Nosso país é muito desigual e essa desigualdade se reflete na capacidade tributária dos diferentes estados. Na Constituição de 88, chegou-se a um pacto federativo, no qual, por meio de uma partilha compensatória dos tributos federais, buscou-se atenuar as grandes diferenças na arrecadação do ICMS, o pilar das receitas estaduais. As diferenças de fato são muito grandes. Segundo dados de 2022, os estados do Norte e do Nordeste abrigam 35% da população brasileira, mas sua arrecadação do ICMS representa apenas 23% do total nacional. No Sul e Sudeste, a situação é o inverso. Seus estados têm 57% da população e arrecadam 66% do ICMS. Essas desigualdades estão enraizadas em nossa história e decorrem de processos econômicos de longa e antiga formação, mas são um ponto muito sensível da vida do país, que precisa ser administrado com sabedoria e grande cuidado. A Constituição de 88 fez isto muito bem, nos assegurando um período de harmonia federativa.

O Governo e o Parlamento, em nome de uma maior eficiência e do renascimento da indústria nacional, estão no caminho para desconstruir a atual ordem tributária e, em consequência, reabrir o pacto federativo. Ao fazer isso, estão criando um risco político cujos desdobramentos talvez não possamos controlar.

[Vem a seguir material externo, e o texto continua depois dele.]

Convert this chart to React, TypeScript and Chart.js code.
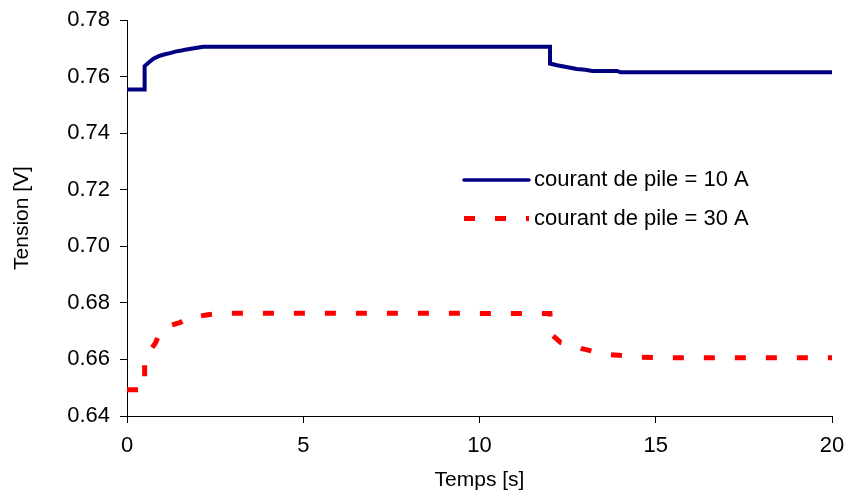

A reforma tributária aprovada na Câmara e discutida no momento no Senado suprime a autonomia dos estados na gestão dos seus impostos e cria um Conselho Federativo com competência para regulamentar, arrecadar e distribuir a receita do imposto único estadual e municipal. Esse novo ente, que nunca existiu entre nós e não existe em parte alguma do mundo, vai suscitar questões políticas com as quais não estamos familiarizados, especialmente quanto à sua governança. Como se darão suas  deliberações?

A Câmara dos Deputados estabeleceu que as deliberações do Conselho serão decididas por uma maioria que combine metade mais um dos estados mais estados que correspondam a 60% da população do país. É uma solução equilibrada, pois nem o Norte e o Nordeste, com seus 16 representantes, nem o Sul e Sudeste com 56% da população, poderão sozinhos se impor aos demais. A maioria necessária terá sempre que ser uma solução de compromisso, que contemple os interesses supra regionais. No Senado, insinua-se um movimento para desfazer essa solução e determinar a paridade simples nas deliberações do Conselho, o que significará que os estados do Norte e do Nordeste reunidos terão a maioria para decidir todas as deliberações, o que fere sem dúvida o bom senso e vai provocar reação. Reformas temerárias e palavras erradas podem dividir a alma do país. Se de repente nos voltarmos uns contra os outros, que destino nos restará?